Positive Reinforcement Revisited: Are You Choosing Vinegar over Honey?

Conventional Wisdom on Positive Reinforcement
We’re all familiar with the axiom:
You can catch more flies with honey than with vinegar.
Managers know this. Yet how often to they fail to apply it? How often do you forget to apply it? What happens when you apply the vinegar with those you lead?

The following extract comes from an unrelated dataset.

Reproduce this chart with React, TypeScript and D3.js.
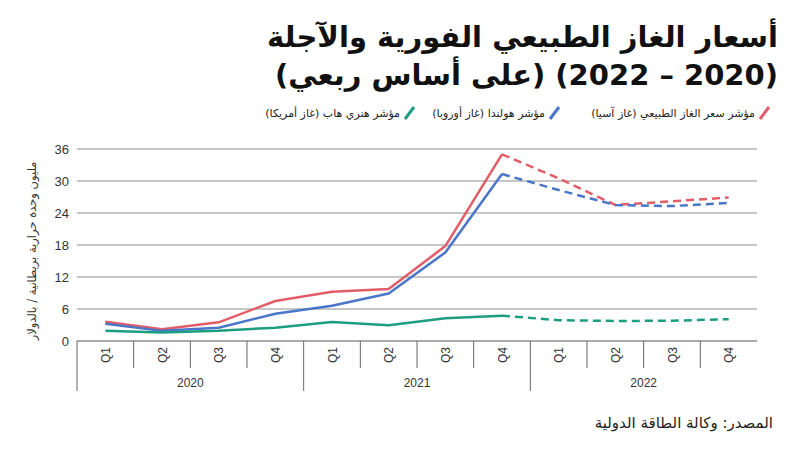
import React from "react";
import * as d3 from "d3";

const quarters = ["Q1", "Q2", "Q3", "Q4", "Q1", "Q2", "Q3", "Q4", "Q1", "Q2", "Q3", "Q4"];
const years = ["2020", "2021", "2022"];
const asia = [3.6, 2.2, 3.5, 7.5, 9.25, 9.75, 17.8, 35.0, 30.5, 25.5, 26.2, 26.9];
const europe = [3.25, 1.9, 2.5, 5.1, 6.6, 8.9, 16.6, 31.3, 28.3, 25.5, 25.3, 25.9];
const us = [1.9, 1.6, 1.9, 2.5, 3.55, 2.95, 4.25, 4.75, 3.9, 3.75, 3.8, 4.1];
const yTicks = [0, 6, 12, 18, 24, 30, 36];
const forecastStart = 7;

const seriesNames = [
  "مؤشر سعر الغاز الطبيعي (غاز آسيا)",
  "مؤشر هولندا (غاز أوروبا)",
  "مؤشر هنري هاب (غاز أمريكا)",
];
const colors = ["#e35d68", "#4a76c9", "#1d9e82"];

const W = 800;
const H = 466;
const left = 77;
const right = 757;
const top = 149;
const bottom = 341;

export default function App() {
  const x = d3.scaleBand<number>().domain(d3.range(quarters.length)).range([left, right]).padding(0);
  const y = d3.scaleLinear().domain([0, 36]).range([bottom, top]);
  const cx = (i: number) => (x(i) as number) + x.bandwidth() / 2;
  const line = d3
    .line<[number, number]>()
    .x((d) => cx(d[0]))
    .y((d) => y(d[1]));

  const series = [asia, europe, us];
  const font = "'Liberation Sans', Arial, sans-serif";
  const arFont = "'DejaVu Sans', sans-serif";

  const legendX = [765, 555, 410];

  return (
    <svg
      width={W}
      height={H}
      style={{ position: "absolute", left: 0, top: 0, display: "block", background: "#fff" }}
    >
      {/* Title */}
      <g fontFamily={arFont} fontWeight="bold" fontSize={29} fill="#111">
        <text x={778} y={47} direction="rtl" textAnchor="start">أسعار الغاز الطبيعي الفورية والآجلة</text>
        <text x={778} y={85} direction="rtl" textAnchor="start">(2020 – 2022) (على أساس ربعي)</text>
      </g>

      {/* Legend */}
      {seriesNames.map((n, i) => (
        <g key={n}>
          <line
            x1={legendX[i] - 5}
            y1={119}
            x2={legendX[i] + 4}
            y2={107}
            stroke={colors[i]}
            strokeWidth={3}
          />
          <text
            x={legendX[i] - 10}
            y={117}
            fontFamily={arFont}
            fontSize={11}
            fill="#222"
            textAnchor="start"
            direction="rtl"
          >
            {n}
          </text>
        </g>
      ))}

      {/* Gridlines */}
      {yTicks.map((t) => (
        <g key={t}>
          {t > 0 && <line x1={left} x2={right} y1={y(t)} y2={y(t)} stroke="#b3b3b3" strokeWidth={1.5} />}
          <text
            x={69}
            y={y(t) + 4.5}
            textAnchor="end"
            fontFamily={font}
            fontSize={13}
            fill="#333"
          >
            {t}
          </text>
        </g>
      ))}

      {/* Y label */}
      <text
        transform={`translate(36,${(top + bottom) / 2 + 6}) rotate(-90)`}
        textAnchor="middle"
        fontFamily={arFont}
        fontSize={11.5}
        fill="#333"
        direction="rtl"
      >
        مليون وحدة حرارية بريطانية / بالدولار
      </text>

      {/* Lines */}
      {series.map((s, i) => {
        const pts: [number, number][] = s.map((v, j) => [j, v]);
        return (
          <g key={i}>
            <path
              d={line(pts.slice(0, forecastStart + 1)) || ""}
              fill="none"
              stroke={colors[i]}
              strokeWidth={2.5}
              strokeLinejoin="round"
            />
            <path
              d={line(pts.slice(forecastStart)) || ""}
              fill="none"
              stroke={colors[i]}
              strokeWidth={2.5}
              strokeDasharray="8,5"
            />
          </g>
        );
      })}

      {/* X axis */}
      <line x1={left} x2={right} y1={bottom} y2={bottom} stroke="#555" strokeWidth={1} />
      {quarters.map((q, i) => {
        const bx = x(i) as number;
        const long = i % 4 === 0;
        return (
          <g key={i}>
            <line x1={bx} x2={bx} y1={bottom} y2={long ? 391 : 368} stroke="#666" strokeWidth={1} />
            <text
              transform={`translate(${cx(i) + 4.5},${355}) rotate(-90)`}
              textAnchor="middle"
              fontFamily={font}
              fontSize={12}
              fill="#333"
            >
              {q}
            </text>
          </g>
        );
      })}
      {years.map((yr, k) => {
        const x0 = x(k * 4) as number;
        const x1 = (x(k * 4 + 3) as number) + x.bandwidth();
        return (
          <text
            key={yr}
            x={(x0 + x1) / 2}
            y={387}
            textAnchor="middle"
            fontFamily={font}
            fontSize={12}
            fill="#333"
          >
            {yr}
          </text>
        );
      })}

      {/* Source */}
      <text
        x={773}
        y={428}
        textAnchor="start"
        fontFamily={arFont}
        fontSize={15}
        fill="#222"
        direction="rtl"
      >
        المصدر: وكالة الطاقة الدولية
      </text>
    </svg>
  );
}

What Happened to Positive Reinforcement?
American managers have a common practice. They use an approach called; Leave ’em alone > ZAP. With this approach, the managers provide apparent autonomy until they’ve discovered something undesirable. Then the ZAP occurs. So much for the attractive power of honey.
Leave ’em alone

Leave ’em alone > ZAP is a phrase coined in the 1982 classic, best selling management book, The One Minute Manager. Despite the book’s decades of popularity, bad managers have modeled the zapping style for decades. The zapping style has passed down through generations of both managers and parents.
The Downside to Zapping

Putting this in legal terms, the manager is the zapper and the worker is the zappee. The zapper is compelled to manage and views zapping as a duty and necessary task.
Repeated zapping quickly becomes task wise and outcome foolish.
What a manager intends as instruction is most often perceived as chewing out, shouting or yelling even with a nonthreatening tone of voice. The defensive force fields are raised. For the zappees, getting zapped repeatedly can kill initiative and motivation.
What’s a Manager to Do?
Consider reversing a simple substitution. Instead hiding in the weeds and waiting for your next zapping opportunity, why not try to catch them doing something right? When did we forget about positive reinforcement? When is the last time you gave out an ‘atta boy or a way-to-go? Start seeking stroking opportunities. Remember…
Behaviors that get rewarded get repeated.
Collaborative Feedback
In October, 2012, I shared The Booth Feedback Model on this site. And I’ve shared it with scores of coaching clients. It’s a simple, collaborative framework for both catching things that are done right and things that need improvement.